La Politkovskaya è stata uccisa nel 20° anniversario del lancio della glasnost di Mikhail Gorbachev, che aveva portato alla fioritura di una stampa libera. Gorbachev ha definito l’assassinio della Politkovskaya “un grave crimine contro la nazione, contro tutti noi … e un colpo a tutta la stampa democratica e indipendente”.

Per i lettori occidentali è interessante sapere che la Politkovskaya ha condannato molte volte la colpevole indifferenza delle loro società verso ciò che succede in Russia, sulle violazioni ai diritti civili… Quanti cattolici occidentali sono davvero interessati a ciò che capita ai cristiani in Russia?

In vita e in morte, Anna Politkovskaya è stata capace di mostrare il lato oscuro della Russia moderna. Tutte le sue pubblicazioni avevano un sogno, uno scopo: servire il bene comune, affrettare i tempi della solidarietà e sussidiarietà, rendere la società più umana e perciò più cristiana.
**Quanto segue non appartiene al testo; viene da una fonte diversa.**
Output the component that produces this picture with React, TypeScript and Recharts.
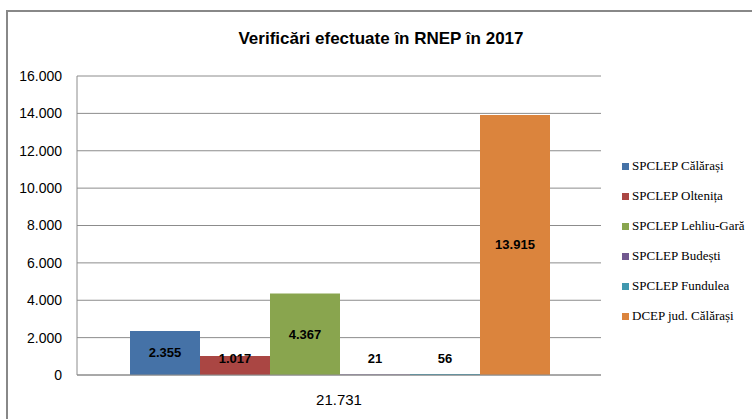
import React from "react";
import { BarChart, Bar, XAxis, YAxis, CartesianGrid, Legend, LabelList } from "recharts";

const category = "21.731";
const seriesNames = [
  "SPCLEP Călărași",
  "SPCLEP Oltenița",
  "SPCLEP Lehliu-Gară",
  "SPCLEP Budești",
  "SPCLEP Fundulea",
  "DCEP jud. Călărași",
];
const seriesValues = [2355, 1017, 4367, 21, 56, 13915];
const seriesColors = ["#4572A7", "#AA4643", "#89A54E", "#71588F", "#4198AF", "#DB843D"];
const yTicks = [0, 2000, 4000, 6000, 8000, 10000, 12000, 14000, 16000];
const title = "Verificări efectuate în RNEP în 2017";

const keys = seriesNames.map((_, i) => `s${i}`);
const row: Record<string, string | number> = { name: category };
keys.forEach((k, i) => {
  row[k] = seriesValues[i];
});
const data = [row];

const fmt = (v: number) => v.toLocaleString("de-DE");

const numFont = "'Liberation Sans', Arial, sans-serif";

const ValueLabel = (props: any) => {
  const { x, y, width, height, value } = props;
  const center = y + height / 2;
  const bottomY = y + height;
  const cy = Math.min(center, bottomY - 17);
  return (
    <text
      x={x + width / 2}
      y={cy}
      textAnchor="middle"
      dominantBaseline="central"
      fontFamily={numFont}
      fontWeight="bold"
      fontSize={13}
      fill="#000"
    >
      {fmt(Number(value))}
    </text>
  );
};

const LegendContent = (props: any) => {
  const payload = [...(props.payload || [])].sort(
    (a: any, b: any) => seriesNames.indexOf(a.value) - seriesNames.indexOf(b.value)
  );
  return (
    <div>
      {payload.map((p: any, i: number) => (
        <div
          key={i}
          style={{
            display: "flex",
            alignItems: "center",
            height: 30,
            fontFamily: "'Liberation Serif', 'Times New Roman', serif",
            fontSize: 13,
            color: "#000",
            whiteSpace: "nowrap",
          }}
        >
          <span
            style={{
              display: "inline-block",
              width: 7,
              height: 7,
              background: p.color,
              marginRight: 3,
            }}
          />
          {p.value}
        </div>
      ))}
    </div>
  );
};

export default function App() {
  return (
    <div
      style={{
        position: "absolute",
        left: 0,
        top: 0,
        width: 752,
        height: 419,
        overflow: "hidden",
        background: "#fff",
      }}
    >
      <div
        style={{
          position: "absolute",
          left: 6,
          top: 10,
          width: 800,
          height: 500,
          border: "2px solid #888",
          boxSizing: "border-box",
        }}
      />
      <div
        style={{
          position: "absolute",
          left: 0,
          width: 762,
          top: 29,
          textAlign: "center",
          fontFamily: "'Liberation Sans', sans-serif",
          fontWeight: "bold",
          fontSize: 17,
          color: "#000",
        }}
      >
        {title}
      </div>
      <div style={{ position: "absolute", left: 0, top: 0 }}>
        <BarChart
          width={752}
          height={419}
          data={data}
          margin={{ top: 76, right: 21, bottom: 14, left: 0 }}
          barCategoryGap={53}
          barGap={0}
        >
          <CartesianGrid vertical={false} stroke="#8c8c8c" strokeWidth={1} />
          <XAxis
            dataKey="name"
            axisLine={{ stroke: "#8c8c8c" }}
            tickLine={false}
            tickMargin={13}
            height={30}
            tick={{ fontFamily: numFont, fontSize: 15, fill: "#000" }}
          />
          <YAxis
            width={77}
            domain={[0, 16000]}
            ticks={yTicks}
            interval={0}
            tickFormatter={fmt}
            axisLine={{ stroke: "#8c8c8c" }}
            tickLine={false}
            tickMargin={9}
            tick={{ fontFamily: numFont, fontSize: 14, fill: "#000" }}
          />
          <Legend
            layout="horizontal"
            align="right"
            verticalAlign="middle"
            content={<LegendContent />}
            wrapperStyle={{ position: "absolute", left: 622, top: 151, width: 130 }}
          />
          {keys.map((k, i) => (
            <Bar
              key={k}
              dataKey={k}
              name={seriesNames[i]}
              fill={seriesColors[i]}
              isAnimationActive={false}
            >
              <LabelList dataKey={k} content={<ValueLabel />} />
            </Bar>
          ))}
        </BarChart>
      </div>
    </div>
  );
}
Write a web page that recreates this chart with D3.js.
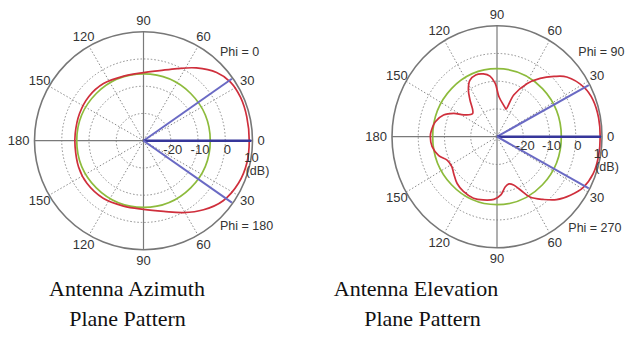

Per questo molte persone pregano per lei; è per questo che sulla sua tomba vi è una croce.

Tutta la vita di Anna Politkovskaya può essere descritta come una chiamata a tutti noi – giornalisti e lettori, russi e stranieri, cristiani e non cristiani, credenti e non credenti – di andare a fondo nelle cose, di osare fendere le acque alte: duc in altum! (cfr Luca, 5,4).  

Giovanni Paolo II ha fatto di questo appello una chiamata per tutte le persone del terzo millennio (cfr Tertio Millennio Ineunte, n. 1). Anna Politkovskaya ha lanciato questo appello a tutta la Russia.